Investigating colours in sunlight - middle and senior classes

By the end of fourth class children should know that white light can be split into a range of colours, known as a spectrum. The children can use a slide projector and prism to cast a large spectrum on a wall. They can identify the colours and the order in which they appear on white paper or the screen. Other ways for children to see the spectrum are

  • To place a plastic ruler in the sunlight and watch the spectrum as it appears on the ceiling or wall
  • To blow bubbles
  • To place a mirror in a shallow container of water in sunlight

The white rays of sunlight fall on drops of rain, which act in a similar way as the prism to form a rainbow.
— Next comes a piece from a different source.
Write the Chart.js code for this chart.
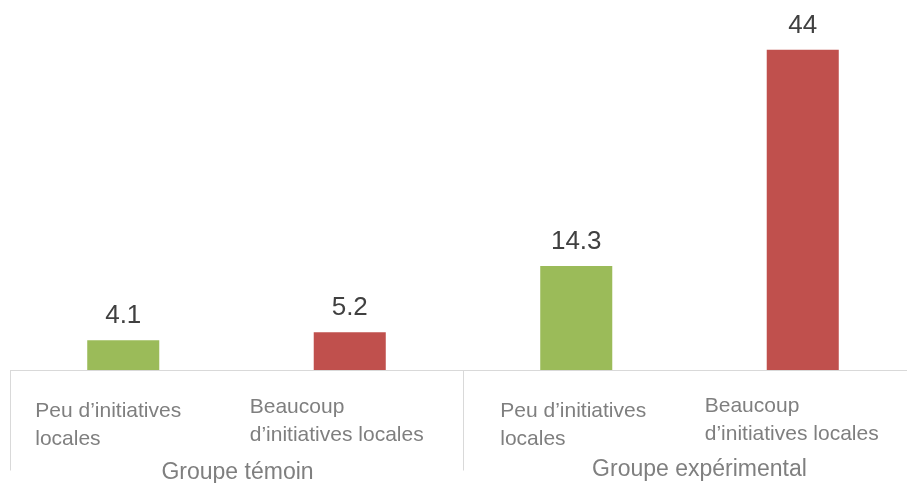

Children can experiment to make a rainbow.

Mixing coloured light

The children should try mixing the primary colours of light. Three torches should be covered with red, blue and green filters and shone onto a white screen or piece of paper. The children will observe that different colour combinations occur. Green and blue light will combine to make cyan (bluegreen); blue and red light make magenta (purple-red); and green and red light make yellow. Together the red, blue and green light beams should give white light, but only if the colours are pure and are projected at the same intensity. The process of mixing the primary colours of paint is different from mixing the primary colours of light; colour paints have a different set of primary colours.

Children should investigate what happens when they look at flowers, crayons and other coloured objects through different-coloured filters, and should record the results.